お客さまの要望(納期、予算、品質)に合った手法を考え、最善の手段を用いてシステムを開発する。「多少のリスクがあっても新しい技術が何らかのメリットがあるなら、積極的に挑戦する」という文化で仕事ができることは満足している。ただ、それに見合った結果を出す厳しさはあるけれど。

 

SIerからWEB系の転職を考えている人は、WEB系企業はバラ色だと思い込まない方がいい。WEB系企業も人材が増え、SIerのような組織化は避けられない。今年は、スピードとそれにマッチした組織を創れる人(これが真のマネージャだろう)が必要とされる時代だ。WEB系企業への挑戦は、SIerで自分のゴールを達成してからでも遅くはない。逆に、SIerで厳しいゴールを達成した人と一緒に働きたいなぁ、と思う今日この頃である。

 

2012年7月1日日曜日

退職、みなさまに感謝!

昨日、某システム受託開発会社を退職しました。

退職にあたり、みなさまから気持ちよく送り出していただきました。

送別会も2回していただきました。

 

やはり、前回大赤字だったプロジェクトを今回は黒字にできたという貴重な経験をしたことは自分にとって非常に貴重な経験でした。昨日、部署全員の前で退職の挨拶、送別会に参加する中、このプロジェクトは様々な方のご支援、ご協力があってこそ、目標を達成できたのだと実感しました。
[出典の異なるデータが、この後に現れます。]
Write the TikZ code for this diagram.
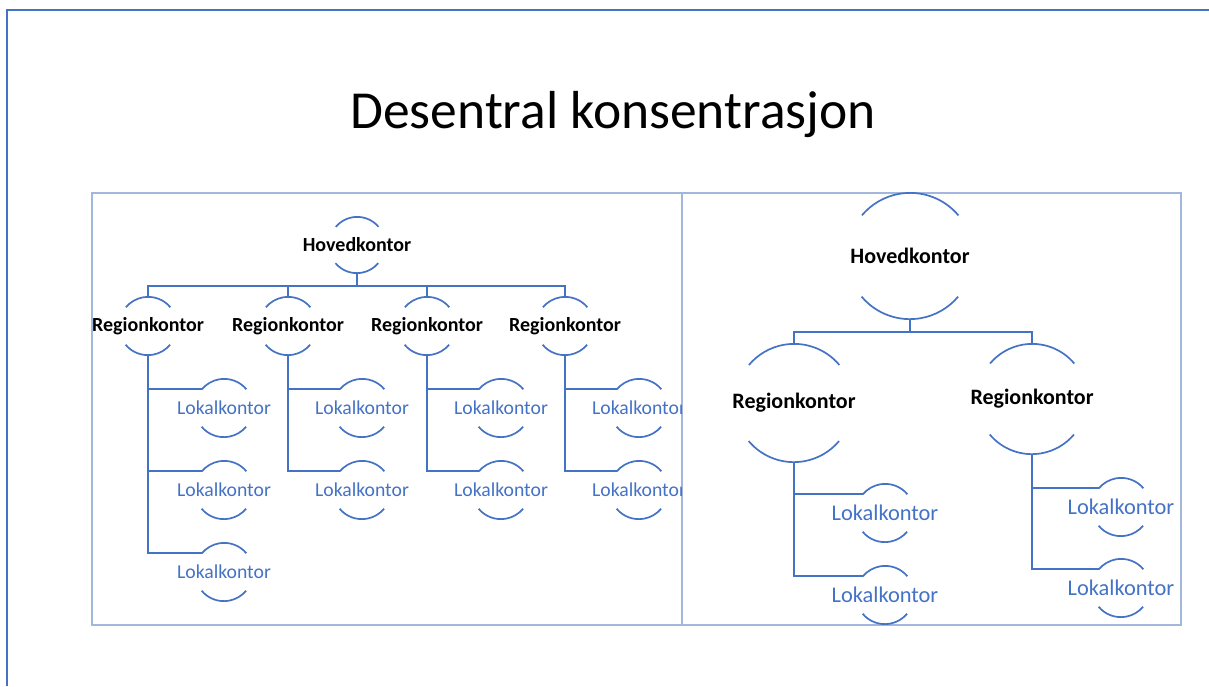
\documentclass[tikz,border=0pt]{standalone}
\usepackage{fontspec}
\setmainfont{Carlito}
\usetikzlibrary{positioning}
\definecolor{linje}{HTML}{4472C4}
\definecolor{ramme}{HTML}{A3B7DD}
\tikzset{
  kontor/.style={circle, inner sep=0pt, minimum size=#1},
  sjef/.style={font=\bfseries\fontsize{#1}{#1}\selectfont, text=black},
  lokal/.style={font=\fontsize{#1}{#1}\selectfont, text=linje},
  bue/.style={draw=linje, line width=1.7pt},
  gren/.style={draw=linje, line width=1.7pt},
}
% top and bottom arcs of a half circle box
\newcommand{\buer}[2]{%
  \draw[bue] (#1.40) arc[start angle=40, end angle=140, radius=#2];
  \draw[bue] (#1.220) arc[start angle=220, end angle=320, radius=#2];
}
\begin{document}
\begin{tikzpicture}[x=1pt, y=1pt]
\useasboundingbox (0,0) rectangle (1209,-686);

%Slide
\draw[linje, line width=2pt] (7,-686) -- (7,-10) -- (1209,-10);
\node[anchor=base, font=\fontsize{53.5}{60}\selectfont] (tittel) at (613,-128) {Desentral konsentrasjon};
\draw[ramme, line width=1.2pt] (92,-193) rectangle (1181,-625);
\draw[ramme, line width=1.2pt] (682,-193) -- (682,-625);

%Left chart
\begin{scope}
  \clip (92,-193) rectangle (681,-625);
  \node[kontor=56pt, label={[sjef=20]center:Hovedkontor}] (hL) at (357,-245) {};

  \foreach \x/\name in {148/rL1, 288/rL2, 427/rL3, 565/rL4}
      \node[kontor=58pt, label={[sjef=20]center:Regionkontor}] (\name) at (\x,-326) {};

  \foreach \pos/\name in {{(224,-408)/lL11}, {(224,-490)/lL12}, {(224,-572)/lL13},
                          {(362,-408)/lL21}, {(362,-490)/lL22},
                          {(501,-408)/lL31}, {(501,-490)/lL32},
                          {(639,-408)/lL41}, {(639,-490)/lL42}}
      \node[kontor=58pt, label={[lokal=19.7]center:Lokalkontor}] (\name) at \pos {};

  \foreach \name/\rad in {hL/28, rL1/29, rL2/29, rL3/29, rL4/29, lL11/29, lL12/29, lL13/29,
                          lL21/29, lL22/29, lL31/29, lL32/29, lL41/29, lL42/29}
      {\buer{\name}{\rad}}

  \foreach \dest in {rL1, rL2, rL3, rL4}
      \draw[gren] (hL.south) -- ++(0,-13) -| (\dest.north);
  \foreach \source/\dest in {rL1/lL11, rL1/lL12, rL1/lL13, rL2/lL21, rL2/lL22,
                             rL3/lL31, rL3/lL32, rL4/lL41, rL4/lL42}
      \draw[gren] (\source.south) |- (\dest.140);
\end{scope}

%Right chart
\node[kontor=126pt, label={[sjef=22]center:Hovedkontor}] (hR) at (910,-256) {};
\node[kontor=118pt, label={[sjef=22]center:Regionkontor}] (rR1) at (794,-403) {};
\node[kontor=110pt, label={[sjef=22]center:Regionkontor}] (rR2) at (1032,-399) {};

\foreach \pos/\name in {{(885,-513)/lR11}, {(885,-595)/lR12}, {(1121,-507)/lR21}, {(1121,-588)/lR22}}
    \node[kontor=58pt, label={[lokal=22.4]center:Lokalkontor}] (\name) at \pos {};

\foreach \name/\rad in {hR/63, rR1/59, rR2/55, lR11/29, lR12/29, lR21/29, lR22/29}
    {\buer{\name}{\rad}}

\foreach \dest in {rR1, rR2}
    \draw[gren] (hR.south) -- ++(0,-13) -| (\dest.north);
\foreach \source/\dest in {rR1/lR11, rR1/lR12, rR2/lR21, rR2/lR22}
    \draw[gren] (\source.south) |- (\dest.140);

\end{tikzpicture}
\end{document}
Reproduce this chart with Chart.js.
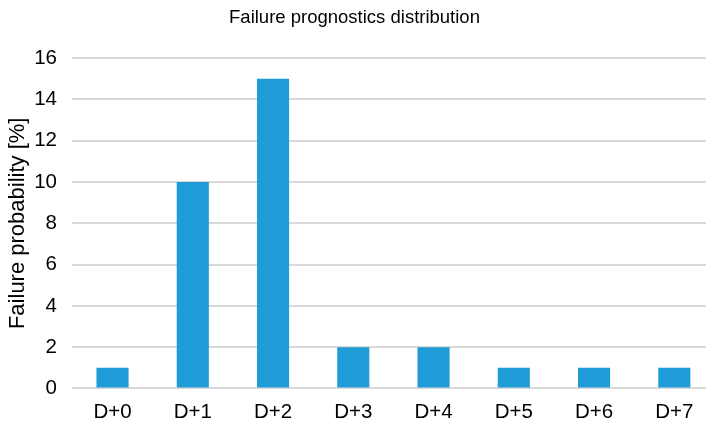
<!DOCTYPE html>
<html>
<head>
<meta charset="utf-8">
<script src="https://cdn.jsdelivr.net/npm/chart.js@4.4.0/dist/chart.umd.min.js"></script>
<style>
  html, body { margin: 0; padding: 0; background: #fff; }
  #wrap { width: 706px; height: 428px; overflow: hidden; }
</style>
</head>
<body>
<div id="wrap"><canvas id="prognosticsChart" width="706" height="428"></canvas></div>
<script>
// Categories and values
const days = ['D+0', 'D+1', 'D+2', 'D+3', 'D+4', 'D+5', 'D+6', 'D+7'];
const failureProbability = [1, 10, 15, 2, 2, 1, 1, 1];
const yTicks = [0, 2, 4, 6, 8, 10, 12, 14, 16];

const fontFamily = 'Liberation Sans, Arial, sans-serif';

const ctx = document.getElementById('prognosticsChart').getContext('2d');
new Chart(ctx, {
    type: 'bar',
    data: {
        labels: days,
        datasets: [{
            label: 'Failure probability',
            data: failureProbability,
            backgroundColor: '#1f9bd7',
            borderWidth: 0,
            categoryPercentage: 0.8,
            barPercentage: 0.5
        }]
    },
    options: {
        responsive: false,
        animation: false,
        layout: {
            padding: { left: 3, right: 0, top: 0, bottom: -8 }
        },
        plugins: {
            legend: { display: false },
            tooltip: { enabled: false },
            title: {
                display: true,
                text: 'Failure prognostics distribution',
                color: '#000',
                font: { family: fontFamily, size: 18.5, weight: 'normal' },
                padding: { top: 7, bottom: 29 }
            }
        },
        scales: {
            x: {
                // the original plot runs a bit past the right edge of the picture,
                // so the categories are spaced slightly wider than the visible area
                afterBuildTicks: (axis) => {
                    axis._startValue = -0.505;
                    axis._valueRange = 7.9;
                },
                grid: { display: false, drawTicks: false },
                border: { display: false },
                ticks: {
                    color: '#000',
                    font: { family: fontFamily, size: 20.5 },
                    padding: 11.5,
                    maxRotation: 0
                }
            },
            y: {
                min: 0,
                max: 16,
                afterBuildTicks: (axis) => { axis.ticks = yTicks.map(v => ({ value: v })); },
                grid: {
                    color: '#d9d9d9',
                    lineWidth: 2,
                    drawTicks: false
                },
                border: { display: false },
                ticks: {
                    color: '#000',
                    font: { family: fontFamily, size: 20.5 },
                    padding: 15
                },
                title: {
                    display: true,
                    text: 'Failure probability [%]',
                    color: '#000',
                    font: { family: fontFamily, size: 22 },
                    padding: { top: 1.3, bottom: -11.5 }
                }
            }
        }
    }
});
</script>
</body>
</html>
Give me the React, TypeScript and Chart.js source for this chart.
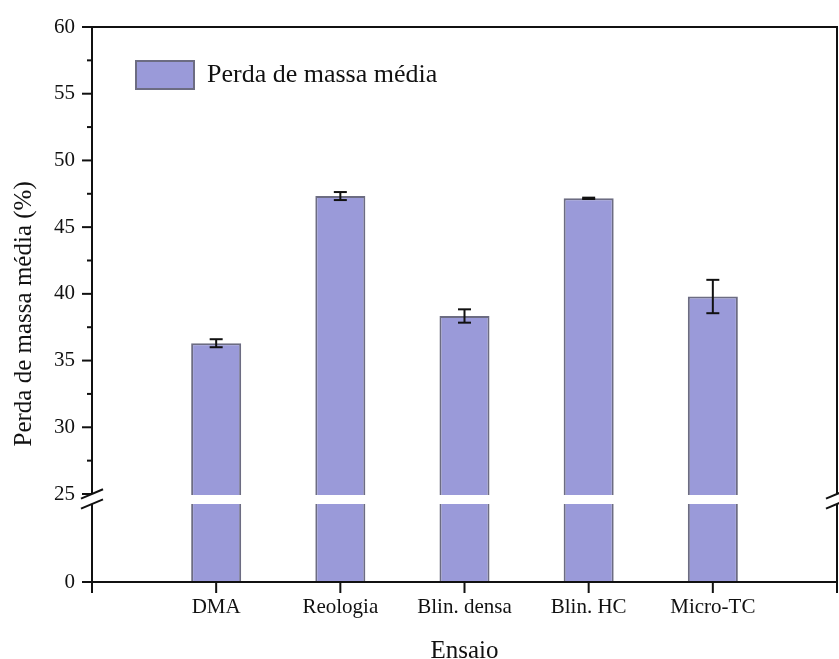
import React, { useEffect, useRef } from 'react';
import { Chart, registerables } from 'chart.js';

Chart.register(...registerables);

// ---- data ----
const categories = ['DMA', 'Reologia', 'Blin. densa', 'Blin. HC', 'Micro-TC'];
const meanLoss = [36.3, 47.33, 38.34, 47.16, 39.8];
const lossError = [0.3, 0.3, 0.5, 0.05, 1.25];
const yMajorTicks = [0, 25, 30, 35, 40, 45, 50, 55, 60];
const yMinorTicks = [27.5, 32.5, 37.5, 42.5, 47.5, 52.5, 57.5];
const seriesLabel = 'Perda de massa média';
const yTitle = 'Perda de massa média (%)   ';
const xTitle = 'Ensaio';

// ---- broken-axis mapping (0–25 compressed, gap, 25–60 linear) ----
const BREAK_AT = 25;
const LOWER_SPAN = 5.846;
const GAP_SPAN = 0.75;
const toAxis = (v: number) =>
  v < BREAK_AT ? (v * LOWER_SPAN) / BREAK_AT : LOWER_SPAN + GAP_SPAN + (v - BREAK_AT);

const FONT = "'Liberation Serif', 'Times New Roman', serif";
const INK = '#111111';

const framePlugin = {
  id: 'brokenFrame',
  afterLayout(chart: any) {
    const lg = chart.legend;
    const ca = chart.chartArea;
    if (lg && ca) {
      const w = lg.width;
      const h = lg.height;
      lg.left = ca.left + 10;
      lg.top = ca.top;
      lg.right = lg.left + w;
      lg.bottom = lg.top + h;
    }
  },
  afterDatasetsDraw(chart: any) {
    const { ctx, chartArea } = chart;
    const { left, right, top, bottom } = chartArea;
    const y = chart.scales.y;
    const x = chart.scales.x;
    const pUp = y.getPixelForValue(LOWER_SPAN + GAP_SPAN);
    const pLow = y.getPixelForValue(LOWER_SPAN);

    ctx.save();
    // white gap across bars
    ctx.fillStyle = '#ffffff';
    ctx.fillRect(left + 1, pUp + 1, right - left - 2, pLow - pUp - 1);

    ctx.strokeStyle = INK;
    ctx.lineWidth = 2;
    ctx.lineCap = 'butt';
    const line = (x1: number, y1: number, x2: number, y2: number) => {
      ctx.beginPath();
      ctx.moveTo(x1, y1);
      ctx.lineTo(x2, y2);
      ctx.stroke();
    };
    // frame
    line(left - 1, top, right + 1, top);
    line(left - 1, bottom, right + 1, bottom);
    line(left, top, left, pUp);
    line(left, pLow, left, bottom + 1);
    line(right, top, right, pUp);
    line(right, pLow, right, bottom + 11);

    // y ticks
    yMajorTicks.forEach((v) => {
      const py = y.getPixelForValue(toAxis(v));
      line(left - 10, py, left, py);
    });
    yMinorTicks.forEach((v) => {
      const py = y.getPixelForValue(toAxis(v));
      line(left - 5, py, left, py);
    });
    // x ticks (every slot, including the empty ends)
    const n = x.getLabels().length;
    for (let i = 0; i < n; i++) {
      const px = x.getPixelForValue(i);
      line(px, bottom, px, bottom + 11);
    }

    // break marks
    const slant = (cx: number, cy: number) => line(cx - 11, cy + 4.7, cx + 11, cy - 4.7);
    [left, right].forEach((cx) => {
      slant(cx, pUp);
      slant(cx, pLow);
    });

    // error bars
    const meta = chart.getDatasetMeta(0);
    meta.data.forEach((el: any, i: number) => {
      const idx = i - 1;
      if (idx < 0 || idx >= meanLoss.length) return;
      const m = meanLoss[idx];
      const e = lossError[idx];
      const yt = y.getPixelForValue(toAxis(m + e));
      const yb = y.getPixelForValue(toAxis(m - e));
      const cx = el.x;
      line(cx, yt, cx, yb);
      line(cx - 6.5, yt, cx + 6.5, yt);
      line(cx - 6.5, yb, cx + 6.5, yb);
    });
    ctx.restore();
  },
};

export default function App() {
  const ref = useRef<HTMLCanvasElement | null>(null);

  useEffect(() => {
    if (!ref.current) return;
    const labels = ['', ...categories, ''];
    const values = [null, ...meanLoss.map(toAxis), null];
    const chart = new Chart(ref.current, {
      type: 'bar',
      data: {
        labels,
        datasets: [
          {
            label: seriesLabel,
            data: values as any,
            backgroundColor: '#9a9ad9',
            borderColor: '#6c6c82',
            borderWidth: 2,
            borderSkipped: 'start',
            categoryPercentage: 1,
            barPercentage: 0.403,
          },
        ],
      },
      options: {
        animation: false,
        responsive: false,
        maintainAspectRatio: false,
        devicePixelRatio: 1,
        layout: { padding: { top: 27, right: 2, left: 0, bottom: 0 } },
        plugins: {
          tooltip: { enabled: false },
          legend: {
            position: 'chartArea' as any,
            align: 'start',
            labels: {
              boxWidth: 58,
              boxHeight: 28,
              padding: 34,
              color: INK,
              font: { family: FONT, size: 26 },
            },
          },
        },
        scales: {
          x: {
            type: 'category',
            offset: false,
            grid: { display: false, drawTicks: true, tickLength: 13 },
            border: { display: false },
            ticks: {
              autoSkip: false,
              maxRotation: 0,
              padding: 0,
              color: INK,
              font: { family: FONT, size: 21 },
            },
            title: {
              display: true,
              text: xTitle,
              color: INK,
              font: { family: FONT, size: 25 },
              padding: { top: 0, bottom: -7 },
            },
            afterFit: (s: any) => {
              s.height = 77;
            },
          },
          y: {
            type: 'linear',
            min: 0,
            max: toAxis(60),
            grid: { display: false, drawTicks: true, tickLength: 17 },
            border: { display: false },
            ticks: {
              autoSkip: false,
              padding: 0,
              color: INK,
              font: { family: FONT, size: 21 },
              callback: (_v: any, i: number) => String(yMajorTicks[i]),
            },
            afterBuildTicks: (s: any) => {
              s.ticks = yMajorTicks.map((v) => ({ value: toAxis(v) }));
            },
            title: {
              display: true,
              text: yTitle,
              color: INK,
              font: { family: FONT, size: 25 },
              padding: { top: 9, bottom: 0 },
            },
            afterFit: (s: any) => {
              s.width = 92;
            },
          },
        },
      },
      plugins: [framePlugin],
    });
    return () => chart.destroy();
  }, []);

  return (
    <div style={{ position: 'fixed', left: 0, top: 0, width: 839, height: 659, background: '#fff' }}>
      <canvas ref={ref} width={839} height={659} style={{ display: 'block', width: 839, height: 659 }} />
    </div>
  );
}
また、プロジェクトの雰囲気も少しずつ「やればできるんじゃないか」というポジティブな状況になってきていると思います。一度黒字化しても、継続して利益を上げるという次に繋がる仕組みを構築できないと仕事をする上で意味がないと思っています。

お客さまも、見積もり、上流工程を順序立てたプロセスで進めることで、受入試験の手間が減ることを実感していただけたのではないかと思います。ただ、まだお客さまの要望に100%応えられる組織になっているか、といえば、契約、開発プロセスだけをとってみてもまだまだ改善の余地があります。

 

転職する理由は、新しいことにスピーディーにチャレンジしたいことと既存のSIerのビジネスモデルに限界を感じていることです。多くのSIerのビジネスモデル、一括請負のビジネスモデル、協力会社の社員を使って利益率を上げるビジネスモデルは、曲がり角に来ているのではないかと考えます。

では、多くのSIerは、なぜ変われないのか。人月商売という慣習を変えられないのではありません。SIerの経営者もそこまでバカではないと思います。SIerの経営者が従業員の年齢構成に頭を抱えているからです。古くから存在するSIを業とする企業は、40代の社員&管理職が多く、20代が少ない。つまり、人員管理、外注マネジメント、社内調整がメインとなってしまい、お客さまの業務課題を解決するという企業にとって本来生産的な業務を遂行することができません。簡単に言えば、現場から遠ざかっているため、リスク管理、進捗管理(ただ、進捗表を見て確認するといったレベルは除く)ができない人が多いのです。実際問題があっても、現場で通用しない解決策を提示されたり、そもそも起こりうる問題すら指摘できないことが多い。

管理職が多いことで、管理職1人あたりの部下の数が少なくなり、予算や利益目標を達成するためには、協力会社の人員を多くして稼ぐしか会社として成長できなくなります。実際、コアな部分を協力会社のあるメンバーに依存しているプロジェクトは少なくありません。保守契約でお客さまからお金をいただけなくなり、そのメンバーをリリースせざるを得ず、引き継いだ社員が大変な思いしています。システム開発において丸投げをせずに外注管理をするならば、非常に高いマネジメントスキル、技術スキルが要求されます。しかし、そのようなスキルを持った社員はほとんどいません。

 

SIerのやり方が悪いというより、従業員の高齢化、管理職の割合が多くなっていることが問題の根源です。40代以上の社員の意識、行動を変えることは非常に大変です。実際、日本で元気なIT企業の平均年齢は30代前半以下です。計画から実行へ移すスピードが違う。自分もこのスピード感のある企業で働いてみたいと思ったのが、転職する理由の1つです。

転職するにあたってもう一つ重視したのは、組織として成長できる仕組みを経営者が意識しているかどうか。自組織の価値を説明できるかどうか。目先の利益額を増やすために安易に外注していないかどうか。後輩、後継者を育成する仕組みを経営者が意識しているかどうか。

今までの経験を活かして、来月から組織が継続的に成長する仕組み、後輩、後継者を育成する仕組みを創り上げていきたいと考えています。

 

改めて、様々な貴重な経験をさせていただいた前職関係者のみなさま、お世話になりました。

これからもよろしくお願いいたします。